Con el paso del testigo a una nueva generación, el director Leonardo V. Granados afronta el complejo reto de componer un magma de desasosiego y preguntas a medio formular. Tanta tensión acaba atrapando a los personajes en una telaraña de estatismo, una frialdad contagiosa. Se ha optado por inyectar aún más extrañamiento a una situación en esencia realista, con una densa atmósfera sonora de Guillem Rodríguez que parece sacada de una película de David Cronenberg, también con el vacío funcional de la escenografía de Elisabet Rovira y una iluminación de Sylvia Kuchinow de consistencia igual de inquietante. 
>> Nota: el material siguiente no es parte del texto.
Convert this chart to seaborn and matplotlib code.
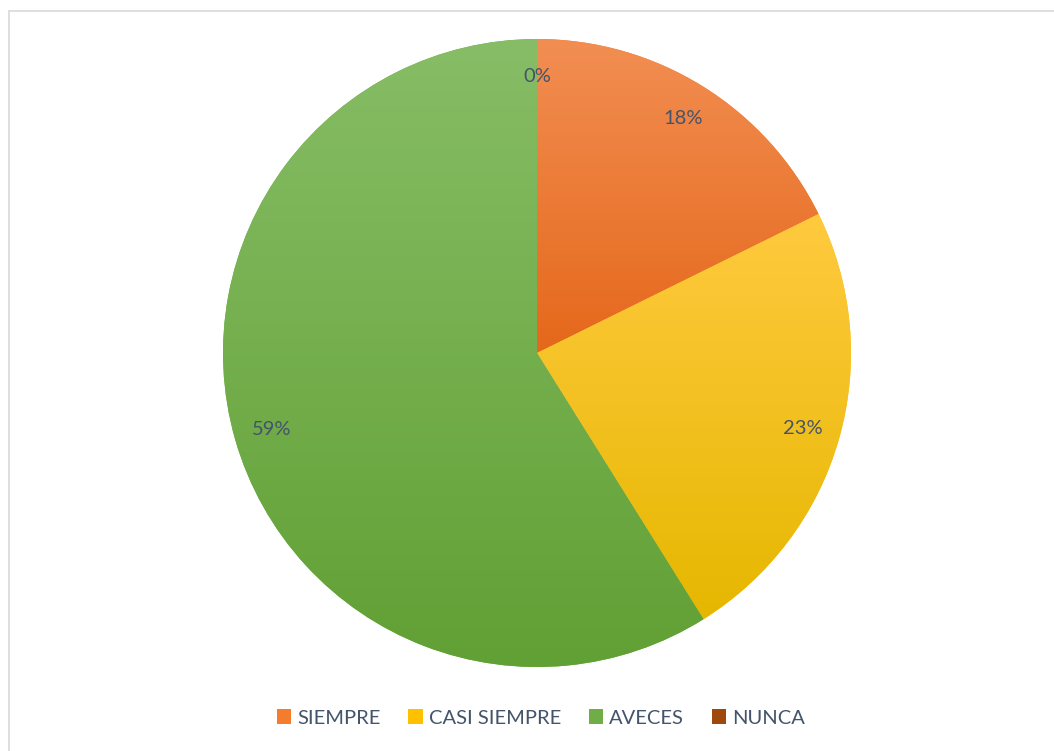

El argumento transcurre en pocas horas en un vestuario y se consigue la precisión para que los diálogos resulten verosímiles. Como el monitor acusado, Marc Tarrida marca un buen contraste entre el descaro y el desconcierto, crecimiento que ayuda desatar el mar de dudas que cala entre el público. Su compañero Eric Balbàs refuerza esa ambigüedad con una suspicacia bien trazada, mientras que Jordi Coll resuelve el complicado rol de padre alterado sin caer en el trazo evidente. En su personaje de coordinadora, Sandra Monclús aparece demasiado paralizada entre el deber y la duda. Juntos componen un oscuro espejo de perplejidad que obliga a retratarnos.